Devotions for a Busy Business Person, no. 314 – The Healing Discipline
Most of us do not like discipline.
In business, discipline can sound like punishment. A missed target. A reprimand. A painful correction. A hard conversation. A budget cut. A failed plan that forces us back to first principles.
“God disciplines us for our good, in order that we may share in his holiness. No discipline seems pleasant at the time, but painful. Later on, however, it produces a harvest of righteousness and peace for those who have been trained by it. Therefore, strengthen your feeble arms and weak knees.”
— Hebrews 12:10–12
Hebrews gives us a deeper picture. God’s discipline is not His anger taking something from us. It is His kindness strengthening something in us. God’s discipline is not random pain. It is forming grace.
The Latin root of the word discipline means instruction or teaching. It belongs to the same family of words as disciple. In that sense, discipline is not merely correction. It is the training by which we are formed.
That does not mean it feels pleasant. “No discipline seems pleasant at the time, but painful.” Correction can expose our pride; it certainly has exposed my ego.
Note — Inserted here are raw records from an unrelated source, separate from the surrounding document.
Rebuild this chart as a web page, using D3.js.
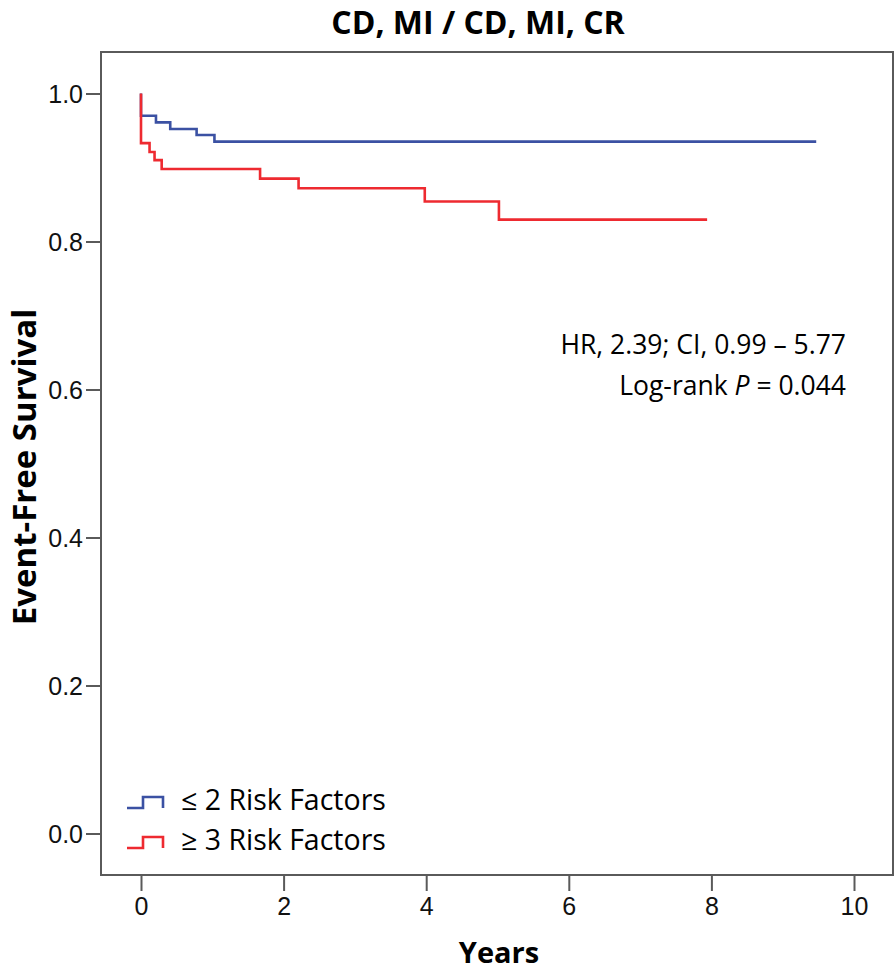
<!DOCTYPE html>
<html>
<head>
<meta charset="utf-8">
<script src="https://cdn.jsdelivr.net/npm/d3@7"></script>
<style>
  body { margin: 0; background: #fff; }
  svg { display: block; }
  .tick text { font-family: "Liberation Sans", Arial, sans-serif; font-size: 25px; fill: #111; }
  .lab { font-family: "Open Sans", sans-serif; fill: #000; }
</style>
</head>
<body>
<svg id="chart"></svg>
<script>
'use strict';

// curve data: event times (years) and survival after each step
const lowTimes = [0, 0.21, 0.41, 0.78, 1.03, 9.47];
const lowSurv = [0.97, 0.961, 0.952, 0.944, 0.935, 0.935];
const highTimes = [0, 0.12, 0.19, 0.29, 1.67, 2.21, 3.98, 5.02, 7.94];
const highSurv = [0.933, 0.921, 0.910, 0.898, 0.885, 0.872, 0.854, 0.8295, 0.8295];

const xTicks = [0, 2, 4, 6, 8, 10];
const yTicks = [0.0, 0.2, 0.4, 0.6, 0.8, 1.0];
const seriesNames = ['\u2264 2 Risk Factors', '\u2265 3 Risk Factors'];
const seriesColors = ['#3b51a3', '#ee2a30'];

const W = 896, H = 973;
const frame = { left: 101, right: 893, top: 52, bottom: 875 };

const svg = d3.select('#chart').attr('width', W).attr('height', H);
svg.append('rect').attr('width', W).attr('height', H).attr('fill', '#fff');

const x = d3.scaleLinear().domain([0, 10]).range([141, 854]);
const y = d3.scaleLinear().domain([0, 1]).range([833.5, 93.5]);

// frame
svg.append('rect')
  .attr('x', frame.left).attr('y', frame.top)
  .attr('width', frame.right - frame.left).attr('height', frame.bottom - frame.top)
  .attr('fill', 'none').attr('stroke', '#5a5a5a').attr('stroke-width', 2);

// axes
const xAxis = svg.append('g')
  .attr('transform', `translate(0,${frame.bottom})`)
  .call(d3.axisBottom(x).tickValues(xTicks).tickFormat(d3.format('d')).tickSize(16).tickPadding(6));
const yAxis = svg.append('g')
  .attr('transform', `translate(${frame.left},0)`)
  .call(d3.axisLeft(y).tickValues(yTicks).tickFormat(d3.format('.1f')).tickSize(15).tickPadding(3));
[xAxis, yAxis].forEach((g) => {
  g.select('.domain').remove();
  g.selectAll('.tick line').attr('stroke', '#5a5a5a').attr('stroke-width', 2);
});
yAxis.selectAll('.tick text').attr('dy', '0.36em');

// survival steps
const line = d3.line().x((d) => x(d[0])).y((d) => y(d[1])).curve(d3.curveStepAfter);
const series = [
  { times: lowTimes, surv: lowSurv },
  { times: highTimes, surv: highSurv },
];
series.forEach((s, i) => {
  const pts = [[0, 1]].concat(s.times.map((t, j) => [t, s.surv[j]]));
  svg.append('path')
    .attr('d', line(pts))
    .attr('fill', 'none')
    .attr('stroke', seriesColors[i])
    .attr('stroke-width', 2.6);
});

// legend
const legend = svg.append('g').attr('transform', 'translate(127,808)');
seriesNames.forEach((name, i) => {
  const g = legend.append('g').attr('transform', `translate(0,${i * 40})`);
  g.append('path')
    .attr('d', 'M0,0 H16 V-11 H36 V0')
    .attr('fill', 'none').attr('stroke', seriesColors[i]).attr('stroke-width', 2.6);
  g.append('text').attr('class', 'lab')
    .attr('x', 54).attr('y', 2)
    .attr('font-size', 28.5)
    .text(name);
});

// statistics note
const note = svg.append('g').attr('class', 'lab').attr('font-size', 26.5).attr('text-anchor', 'end');
note.append('text').attr('x', 846).attr('y', 354).text('HR, 2.39; CI, 0.99 \u2013 5.77');
const p = note.append('text').attr('x', 846).attr('y', 395);
p.append('tspan').text('Log-rank ');
p.append('tspan').attr('font-style', 'italic').text('P');
p.append('tspan').text(' = 0.044');

// titles
svg.append('text').attr('class', 'lab')
  .attr('x', 478).attr('y', 34)
  .attr('text-anchor', 'middle').attr('font-size', 32).attr('font-weight', 700)
  .text('CD, MI / CD, MI, CR');
svg.append('text').attr('class', 'lab')
  .attr('x', 499).attr('y', 963)
  .attr('text-anchor', 'middle').attr('font-size', 29).attr('font-weight', 700)
  .text('Years');
svg.append('text').attr('class', 'lab')
  .attr('transform', 'translate(36,467) rotate(-90)')
  .attr('text-anchor', 'middle').attr('font-size', 33).attr('font-weight', 700)
  .text('Event-Free Survival');
</script>
</body>
</html>
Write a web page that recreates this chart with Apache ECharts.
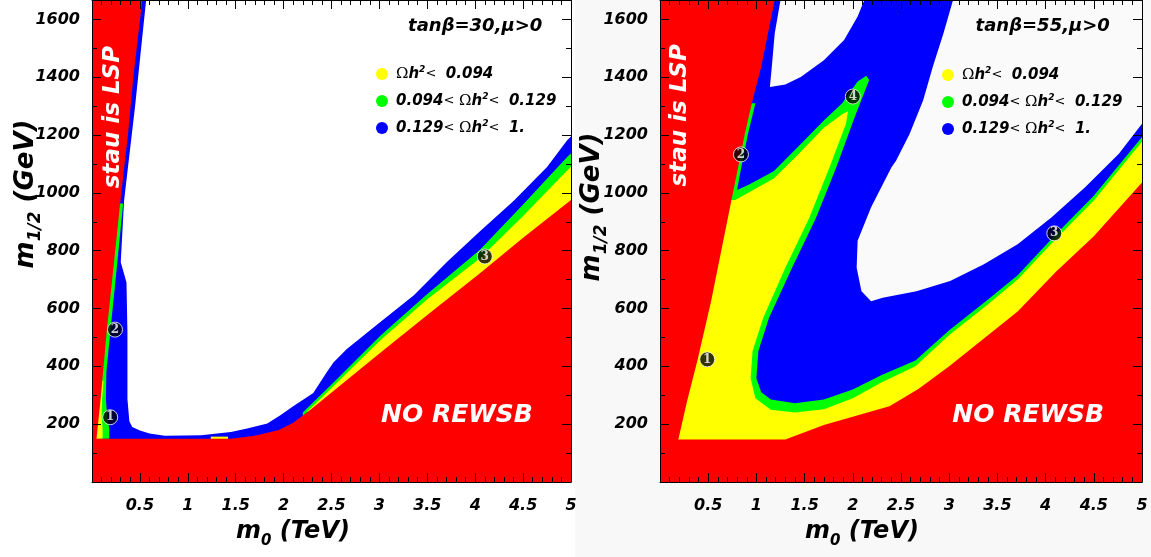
<!DOCTYPE html>
<html><head><meta charset="utf-8">
<script src="https://cdn.jsdelivr.net/npm/echarts@6/dist/echarts.min.js"></script>
<style>html,body{margin:0;padding:0;background:#fff}#c{width:1151px;height:557px}</style>
</head><body><div id="c"></div>
<script>
// ---------- axis ranges and tick labels ----------
const X_RANGE = [0, 5];
const Y_RANGE = [0, 1667];
const X_TICK_LABELS = ['0.5','1','1.5','2','2.5','3','3.5','4','4.5','5'];
const Y_TICK_LABELS = ['200','400','600','800','1000','1200','1400','1600'];
const LEG_NAMES = ['Ωh2 < 0.094', '0.094 < Ωh2 < 0.129', '0.129 < Ωh2 < 1.'];

// ---------- left panel (tanβ=30) region boundaries, [m0 TeV, m1/2 GeV] ----------
const L_blue = [[[0,0],[5,0],[5,1667],[0,1667]]];
const L_white = [[[0.565,1667],[0.45,1300],[0.335,974],[0.30,760],[0.33,725],[0.36,690],[0.37,515],[0.37,286],[0.39,210],[0.42,190],[0.5,178],[0.6,168],[0.76,160],[1.14,162],[1.45,173],[1.62,185],[1.83,202],[1.97,232],[2.1,262],[2.31,308],[2.45,380],[2.52,413],[2.66,460],[3.01,553],[3.36,646],[3.71,763],[4.05,867],[4.40,972],[4.75,1089],[4.96,1182],[5,1195],[5,1667]]];
const L_green = [
  [[0,150],[0,963],[0.325,963],[0.26,745],[0.19,515],[0.15,380],[0.145,286],[0.16,220],[0.18,185],[0.18,150]],
  [[2.2,0],[2.2,240],[2.5,337],[3.01,506],[3.5,650],[4.05,803],[4.5,960],[4.96,1124],[5,1137],[5,0]]
];
const L_yellow = [
  [[0,150],[0,350],[0.12,350],[0.105,286],[0.10,230],[0.11,185],[0.11,150]],
  [[2.25,0],[2.25,245],[2.5,325],[3.01,490],[3.5,632],[4.05,774],[4.5,920],[4.96,1077],[5,1090],[5,0]],
  [[1.24,145],[1.24,157],[1.42,157],[1.42,145]]
];
const L_red = [[[0,0],[5,0],[5,975],[4.5,845],[4.05,722],[3.5,578],[3.0,444],[2.28,250],[2.1,205],[1.95,180],[1.7,160],[1.45,150],[0.047,150],[0.09,286],[0.152,515],[0.225,745],[0.297,974],[0.375,1200],[0.433,1406],[0.525,1667],[0,1667]]];
const L_points = [[0.19,224,'1'],[0.24,527,'2'],[4.10,780,'3']];

// ---------- right panel (tanβ=55) region boundaries ----------
const R_blue = [[[0,0],[5,0],[5,1667],[0,1667]]];
const R_white = [
  [[1.25,1667],[1.19,1551],[1.16,1436],[1.14,1366],[1.30,1375],[1.46,1401],[1.70,1459],[1.91,1529],[2.05,1610],[2.12,1667]],
  [[3.04,1667],[2.94,1551],[2.83,1436],[2.73,1320],[2.59,1204],[2.45,1112],[2.40,1088],[2.19,950],[2.05,834],[2.04,741],[2.09,660],[2.19,625],[2.31,637],[2.66,660],[3.01,695],[3.36,753],[3.71,822],[4.06,915],[4.41,1019],[4.76,1135],[5,1239],[5,1667]]
];
const R_green = [[[0,0],[0,1310],[0.99,1310],[0.91,1200],[0.85,1100],[0.81,1030],[0.80,1010],[0.93,1030],[1.18,1075],[1.42,1155],[1.70,1250],[1.89,1310],[2.05,1385],[2.14,1405],[2.17,1390],[2.02,1262],[1.83,1089],[1.62,915],[1.37,741],[1.13,567],[1.02,452],[1.0,359],[1.05,310],[1.15,285],[1.4,272],[1.7,285],[2.0,320],[2.3,370],[2.65,420],[3.0,525],[3.4,630],[3.71,715],[4.11,858],[4.5,990],[5,1193],[5,0]]];
const R_yellow = [[[0,0],[0,975],[0.78,975],[0.93,1003],[1.18,1050],[1.42,1128],[1.70,1225],[1.89,1272],[1.95,1282],[1.93,1240],[1.76,1089],[1.55,915],[1.30,741],[1.07,567],[0.96,452],[0.94,359],[0.99,290],[1.15,250],[1.4,240],[1.7,252],[2.0,290],[2.3,345],[2.65,400],[3.0,508],[3.4,614],[3.71,700],[4.11,842],[4.5,974],[5,1178],[5,0]]];
const R_red = [[[0,0],[5,0],[5,1036],[4.5,850],[4.11,728],[3.71,590],[3.0,400],[2.68,322],[2.38,262],[1.70,197],[1.30,147],[0.19,147],[0.28,278],[0.39,423],[0.53,625],[0.67,857],[0.74,973],[0.81,1088],[0.88,1204],[0.96,1320],[1.05,1436],[1.19,1667],[0,1667]]];
const R_points = [[0.49,424,'1'],[0.84,1133,'2'],[4.09,860,'3'],[2.0,1333,'4']];

// ---------- annotations (data coordinates) ----------
const L_notes = {stau:[0.22,1262], rewsb:[3.81,230], title:[4.0,1575], titleText:'tanβ=30,μ>0'};
const R_notes = {stau:[0.21,1268], rewsb:[3.82,230], title:[3.97,1575], titleText:'tanβ=55,μ>0'};

const COLORS = {red:'#ff0000', yellow:'#ffff00', green:'#00ff00', blue:'#0000ff', white:'#ffffff', white2:'#fafafa'};
const FONT = 'DejaVu Sans';

function polySeries(name, polys, color, gi){
  return {
    type:'custom', name: name, xAxisIndex: gi*2, yAxisIndex: gi*2, coordinateSystem:'cartesian2d',
    silent:true, animation:false, clip:true, itemStyle:{color:color},
    data: polys.map(p => p[0]),
    renderItem: function(params, api){
      const poly = polys[params.dataIndex];
      return {type:'polygon', shape:{points: poly.map(pt => api.coord(pt))}, style:{fill:color, stroke:null}};
    }
  };
}
function pointSeries(pts, gi){
  return {
    type:'scatter', xAxisIndex: gi*2, yAxisIndex: gi*2, z:5, silent:true, symbol:'circle', symbolSize:15,
    itemStyle:{color:'#000', borderColor:'#fff', borderWidth:1},
    label:{show:true, position:'inside', formatter: p => p.data[2], color:'#fff', fontWeight:'bold', fontSize:12, fontFamily:'DejaVu Serif'},
    data: pts
  };
}
const labelStyle = {color:'#000', fontSize:16, fontWeight:'bold', fontStyle:'italic', fontFamily:FONT};
function mkX(gi, pos, show){
  return {type:'value', gridIndex:gi, position:pos, min:X_RANGE[0], max:X_RANGE[1], interval:0.5, z:10,
    axisLine:{show:true, onZero:false, lineStyle:{color:'#000', width:1}},
    axisTick:{show:true, inside:true, length:9, lineStyle:{color:'#000'}},
    minorTick:{show:true, splitNumber:5, length:5, lineStyle:{color:'#000'}},
    splitLine:{show:false}, minorSplitLine:{show:false},
    axisLabel: Object.assign({show:show, margin:16, formatter: v => { const s = String(+v.toFixed(2)); return X_TICK_LABELS.includes(s) ? s : ''; }}, labelStyle)
  };
}
function mkY(gi, pos, show){
  return {type:'value', gridIndex:gi, position:pos, min:Y_RANGE[0], max:Y_RANGE[1], interval:200, z:10,
    axisLine:{show:true, onZero:false, lineStyle:{color:'#000', width:1}},
    axisTick:{show:true, inside:true, length:9, lineStyle:{color:'#000'}},
    minorTick:{show:true, splitNumber:2, length:5, lineStyle:{color:'#000'}},
    splitLine:{show:false}, minorSplitLine:{show:false},
    axisLabel: Object.assign({show:show, margin:12, showMaxLabel:false, formatter: v => { const s = String(Math.round(v)); return (Y_TICK_LABELS.includes(s) && Math.abs(v-Math.round(v))<1e-6) ? s : ''; }}, labelStyle)
  };
}
const LEG_RICH = [
  '{om|Ω}{b|h}{sup|2}{r|<}  {b|0.094}',
  '{b|0.094}{r|<} {om|Ω}{b|h}{sup|2}{r|<}  {b|0.129}',
  '{b|0.129}{r|<} {om|Ω}{b|h}{sup|2}{r|<}  {b|1.}'
];
const RICH = {
  b:{fontFamily:FONT, fontWeight:'bold', fontStyle:'italic', fontSize:15, lineHeight:18, color:'#000'},
  om:{fontFamily:'DejaVu Serif', fontSize:15, lineHeight:18, color:'#000'},
  r:{fontFamily:FONT, fontSize:13, lineHeight:18, color:'#000'},
  sup:{fontFamily:FONT, fontWeight:'bold', fontStyle:'italic', fontSize:9, lineHeight:18, verticalAlign:'top', color:'#000'}
};
function mkLegend(left, top){
  return {left:left, top:top, orient:'vertical', icon:'circle', itemWidth:12, itemHeight:12, itemGap:9,
    selectedMode:false, data:LEG_NAMES, formatter: n => LEG_RICH[LEG_NAMES.indexOf(n)],
    textStyle:{fontFamily:FONT, fontSize:15, lineHeight:18, rich:RICH, padding:[0,0,0,3]}};
}

const chart = echarts.init(document.getElementById('c'), null, {renderer:'canvas'});
chart.setOption({
  animation:false, backgroundColor:'#ffffff',
  grid:[{left:92, top:0, width:479, height:482},{left:660, top:0, width:482, height:482}],
  xAxis:[mkX(0,'bottom',true), mkX(0,'top',false), mkX(1,'bottom',true), mkX(1,'top',false)],
  yAxis:[mkY(0,'left',true), mkY(0,'right',false), mkY(1,'left',true), mkY(1,'right',false)],
  legend:[mkLegend(371,60), mkLegend(937,61)],
  series:[
    polySeries(LEG_NAMES[2], L_blue, COLORS.blue, 0),
    polySeries('white', L_white, COLORS.white, 0),
    polySeries(LEG_NAMES[1], L_green, COLORS.green, 0),
    polySeries(LEG_NAMES[0], L_yellow, COLORS.yellow, 0),
    polySeries('red', L_red, COLORS.red, 0),
    pointSeries(L_points, 0),
    polySeries(LEG_NAMES[2], R_blue, COLORS.blue, 1),
    polySeries('white2', R_white, COLORS.white2, 1),
    polySeries(LEG_NAMES[1], R_green, COLORS.green, 1),
    polySeries(LEG_NAMES[0], R_yellow, COLORS.yellow, 1),
    polySeries('red2', R_red, COLORS.red, 1),
    pointSeries(R_points, 1)
  ]
});

// ---------- text annotations ----------
function P(gi, pt){ return chart.convertToPixel({gridIndex:gi}, pt); }
const yTitleRich = {
  m:{fontFamily:FONT, fontWeight:'bold', fontStyle:'italic', fontSize:26, lineHeight:36, color:'#000'},
  s:{fontFamily:FONT, fontWeight:'bold', fontStyle:'italic', fontSize:17, lineHeight:36, verticalAlign:'bottom', color:'#000'}
};
const xTitleRich = {
  m:{fontFamily:FONT, fontWeight:'bold', fontStyle:'italic', fontSize:24, lineHeight:34, color:'#000'},
  s:{fontFamily:FONT, fontWeight:'bold', fontStyle:'italic', fontSize:15, lineHeight:34, verticalAlign:'bottom', color:'#000'}
};
function noteTexts(gi, n){
  const s = P(gi, n.stau), r = P(gi, n.rewsb), t = P(gi, n.title);
  return [
    {type:'text', x:s[0], y:s[1], rotation:Math.PI/2, z:50, style:{text:'stau is LSP', fill:'#fff', font:'italic bold 23px "DejaVu Sans"', align:'center', verticalAlign:'middle'}},
    {type:'text', x:r[0], y:r[1], z:50, style:{text:'NO REWSB', fill:'#fff', font:'italic bold 25px "DejaVu Sans"', align:'center', verticalAlign:'middle'}},
    {type:'text', x:t[0], y:t[1], z:50, style:{text:n.titleText, fill:'#000', font:'italic bold 18px "DejaVu Sans"', align:'center', verticalAlign:'middle'}}
  ];
}
const g = [
  {type:'rect', z:-10, shape:{x:575, y:0, width:576, height:557}, style:{fill:'#f8f8f8'}},
  ...noteTexts(0, L_notes), ...noteTexts(1, R_notes),
  {type:'text', x:26, y:194, rotation:Math.PI/2, z:50, style:{text:'{m|m}{s|1/2}{m| (GeV)}', rich:yTitleRich, align:'center', verticalAlign:'middle'}},
  {type:'text', x:592, y:207, rotation:Math.PI/2, z:50, style:{text:'{m|m}{s|1/2}{m| (GeV)}', rich:yTitleRich, align:'center', verticalAlign:'middle'}},
  {type:'text', x:293, y:532, z:50, style:{text:'{m|m}{s|0}{m| (TeV)}', rich:xTitleRich, align:'center', verticalAlign:'middle'}},
  {type:'text', x:862, y:532, z:50, style:{text:'{m|m}{s|0}{m| (TeV)}', rich:xTitleRich, align:'center', verticalAlign:'middle'}}
];
chart.setOption({graphic:g});
</script></body></html>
Limits can reveal our impatience. Waiting can uncover our need for control. Failure can show us where our identity has become tangled in our performance.
Discipline comes in many forms. It comes through the Word of God, as shown above. But it may also come through friends, supporters, partners, and colleagues who love us enough to speak difficult truth.
Recently, we experienced this kind of discipline as we considered whether to proceed with the acquisition of a training centre in a part of the world where ReGen serves. At first, the opportunity seemed to align with many of our hopes: care for vulnerable people, practical training, land-based enterprise, and long-term sustainability.
Yet as we listened carefully to supporters, partners, and colleagues, we received the instruction we needed. Their counsel helped us see the risks more clearly: possible mission drift, limits in our own capacity, the danger of taking on more than we were called to carry, and the need to protect the core work already entrusted to us.
That discipline was not a rebuke, but a gift. Initially, of course, I felt disappointed. Their words were difficult to hear, but it was good counsel. Through their guidance, we were strengthened to make the harder and wiser decision not to proceed.
God’s discipline is not meant to leave us weakened, ashamed, or stuck. It is meant to strengthen our feeble arms and weak knees. It trains us, steadies us, and prepares us.
May you be strengthened through God’s discipline, receiving the harvest of peace.
Prayer
Father, help me to receive Your discipline as kindness, even when it is painful. Train me through correction, limits, disappointment, and delay. Strengthen what is weak in me, straighten what has become crooked, and produce in me a harvest of righteousness and peace. Amen.